The California valencia forecast is 16 million boxes, up 7 percent from the previous forecast and 45 percent above 2006-07. This brings California's all-orange forecast to 64 million boxes, up 2 percent from the Jan. 1 forecast and 42 percent higher than last season, which was freeze ravaged.

Florida’s 2007-2008 orange crop estimate increasing slightly to 167 million 90 pound boxes. The USDA previously estimated the orange crop at 166 million boxes.

“This remains a good-sized crop for the Florida citrus industry,” Mike Sparks, executive vice president and chief executive officer of Lakeland-based Florida Citrus Mutual, said in a news release. “At 167 million boxes, we can rebuild juice inventories and get solid prices for growers which is important to offset increased production costs related to pest and disease as well as the sharp spike in energy prices.”

The USDA says the 1 million box increase is composed entirely of early and mid-season varieties. The 167 million boxes are made up of 79 million boxes of early-mids, 3 million boxes of navels and 85 million boxes of valencias.

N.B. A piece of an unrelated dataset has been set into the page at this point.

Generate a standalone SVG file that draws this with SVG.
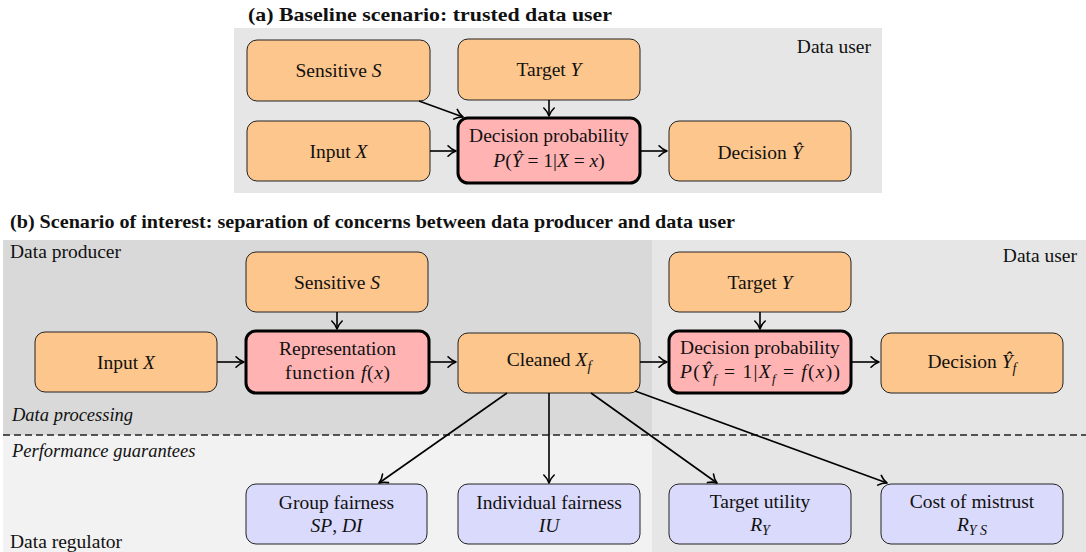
<svg xmlns="http://www.w3.org/2000/svg" width="1086" height="552" viewBox="0 0 1086 552">
<defs>
<style>
text{font-family:"Liberation Serif","DejaVu Serif",serif;font-size:19.5px;fill:#111}
.c{text-anchor:middle}
.r{text-anchor:end}
.i{font-style:italic}
.b{font-weight:bold}
.lab{font-size:18.5px;font-style:italic}
.n{fill:#fdc68c;stroke:#222;stroke-width:1}
.k{fill:#ffb3b3;stroke:#000;stroke-width:3}
.g{fill:#dadafc;stroke:#222;stroke-width:1}
.e{stroke:#000;stroke-width:1.6;fill:none;marker-end:url(#ah)}
</style>
<marker id="ah" markerUnits="userSpaceOnUse" markerWidth="14" markerHeight="14" refX="11" refY="7" orient="auto">
<path d="M3,1.8 Q6.5,5.6 11,7 Q6.5,8.4 3,12.2" fill="none" stroke="#000" stroke-width="1.6" stroke-linecap="round" stroke-linejoin="round"/>
</marker>
</defs>

<!-- Panel (a) -->
<g id="panel-a">
<text x="248" y="21" class="b" font-size="18" textLength="364" lengthAdjust="spacingAndGlyphs">(a) Baseline scenario: trusted data user</text>
<rect x="234" y="28" width="648" height="165" fill="#e6e6e6"/>
<text x="871" y="53" class="r">Data user</text>
</g>
<g id="a-sensitive"><rect class="n" x="247" y="40" width="183" height="61" rx="10"/><text class="c" x="338.5" y="77">Sensitive <tspan class="i">S</tspan></text></g>
<g id="a-target"><rect class="n" x="458" y="39" width="182" height="61" rx="10"/><text class="c" x="549" y="76">Target <tspan class="i">Y</tspan></text></g>
<g id="a-input"><rect class="n" x="247" y="121" width="183" height="60" rx="10"/><text class="c" x="338.5" y="158">Input <tspan class="i">X</tspan></text></g>
<g id="a-decprob"><rect class="k" x="458" y="118" width="182" height="65" rx="10"/><text class="c" x="549" y="142">Decision probability</text><text class="c" x="549" y="167" font-size="18"><tspan class="i">P</tspan>(<tspan class="i">Ŷ</tspan> = 1|<tspan class="i">X</tspan> = <tspan class="i">x</tspan>)</text></g>
<g id="a-decision"><rect class="n" x="669" y="121" width="182" height="60" rx="10"/><text class="c" x="760" y="159">Decision <tspan class="i">Ŷ</tspan></text></g>

<!-- Panel (b) -->
<g id="panel-b">
<text x="10" y="228" class="b" font-size="18" textLength="725" lengthAdjust="spacingAndGlyphs">(b) Scenario of interest: separation of concerns between data producer and data user</text>
<rect x="3" y="240" width="649" height="195" fill="#d9d9d9"/>
<rect x="652" y="240" width="434" height="312" fill="#e6e6e6"/>
<rect x="3" y="435" width="649" height="117" fill="#f2f2f2"/>
<line x1="3" y1="435" x2="1086" y2="435" stroke="#222" stroke-width="1.6" stroke-dasharray="7,4"/>
<text x="10" y="258">Data producer</text>
<text x="1077" y="262" class="r">Data user</text>
<text x="12" y="421" class="lab">Data processing</text>
<text x="12" y="457" class="lab">Performance guarantees</text>
<text x="10" y="548">Data regulator</text>
</g>
<g id="b-sensitive"><rect class="n" x="246" y="252" width="182" height="60" rx="10"/><text class="c" x="337" y="289">Sensitive <tspan class="i">S</tspan></text></g>
<g id="b-input"><rect class="n" x="35" y="332" width="182" height="60" rx="10"/><text class="c" x="126" y="369">Input <tspan class="i">X</tspan></text></g>
<g id="b-rep"><rect class="k" x="246" y="331" width="183" height="62" rx="10"/><text class="c" x="337.5" y="355">Representation</text><text class="c" x="337.5" y="379" textLength="105" lengthAdjust="spacing">function <tspan class="i">f</tspan>(<tspan class="i">x</tspan>)</text></g>
<g id="b-cleaned"><rect class="n" x="458" y="333" width="182" height="60" rx="10"/><text class="c" x="549" y="366">Cleaned <tspan class="i">X<tspan dy="5" font-size="14">f</tspan></tspan></text></g>
<g id="b-target"><rect class="n" x="669" y="252" width="182" height="60" rx="10"/><text class="c" x="760" y="289">Target <tspan class="i">Y</tspan></text></g>
<g id="b-decprob"><rect class="k" x="669" y="331" width="182" height="62" rx="10"/><text class="c" x="760" y="354">Decision probability</text><text class="c" x="760" y="378" font-size="18" textLength="160" lengthAdjust="spacing"><tspan class="i">P</tspan>(<tspan class="i">Ŷ</tspan><tspan class="i" dy="5" font-size="13">f</tspan><tspan dy="-5"> = 1|</tspan><tspan class="i">X</tspan><tspan class="i" dy="5" font-size="13">f</tspan><tspan dy="-5"> = </tspan><tspan class="i">f</tspan>(<tspan class="i">x</tspan>))</text></g>
<g id="b-decision"><rect class="n" x="881" y="333" width="182" height="60" rx="10"/><text class="c" x="972" y="368">Decision <tspan class="i">Ŷ</tspan><tspan class="i" dy="5" font-size="14">f</tspan></text></g>
<g id="b-group"><rect class="g" x="246" y="484" width="181" height="60" rx="10"/><text class="c" x="336.5" y="509">Group fairness</text><text class="c i" x="336.5" y="532">SP<tspan font-style="normal">, </tspan>DI</text></g>
<g id="b-indiv"><rect class="g" x="458" y="484" width="182" height="60" rx="10"/><text class="c" x="549" y="509">Individual fairness</text><text class="c i" x="549" y="532">IU</text></g>
<g id="b-utility"><rect class="g" x="669" y="484" width="182" height="60" rx="10"/><text class="c" x="760" y="508">Target utility</text><text class="c i" x="760" y="531">R<tspan dy="4" font-size="14">Y</tspan></text></g>
<g id="b-mistrust"><rect class="g" x="881" y="484" width="182" height="60" rx="10"/><text class="c" x="972" y="508">Cost of mistrust</text><text class="c i" x="972" y="531">R<tspan dy="4" font-size="14">Y S</tspan></text></g>

<g id="connectors">
<line class="e" x1="419" y1="101" x2="463" y2="117"/>
<line class="e" x1="549" y1="100" x2="549" y2="116"/>
<line class="e" x1="430" y1="151" x2="456" y2="151"/>
<line class="e" x1="640" y1="151" x2="667" y2="151"/>
<line class="e" x1="337" y1="312" x2="337" y2="329"/>
<line class="e" x1="217" y1="362" x2="244" y2="362"/>
<line class="e" x1="429" y1="362" x2="456" y2="362"/>
<line class="e" x1="640" y1="362" x2="667" y2="362"/>
<line class="e" x1="760" y1="312" x2="760" y2="329"/>
<line class="e" x1="851" y1="362" x2="879" y2="362"/>
<line class="e" x1="507" y1="393" x2="379" y2="483"/>
<line class="e" x1="549" y1="393" x2="549" y2="483"/>
<line class="e" x1="591" y1="393" x2="717" y2="483"/>
<line class="e" x1="635" y1="391" x2="887" y2="483"/>
</g>
</svg>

Florida orange production declined from 230 million boxes to 129 million boxes between the 2001-2002 and 2006-2007 seasons. The decline was largely due to hurricane damage, commercial development, and pests and diseases such as citrus canker and greening.

A 167 million box orange crop represents about a 30 percent increase from the 2006-2007 season.

Florida grapefruit numbers were static at 24.5 million boxes. Tangelos increased from 1.3 million boxes to 1.5 million boxes, and tangerines remained unchanged at 4.8 million boxes.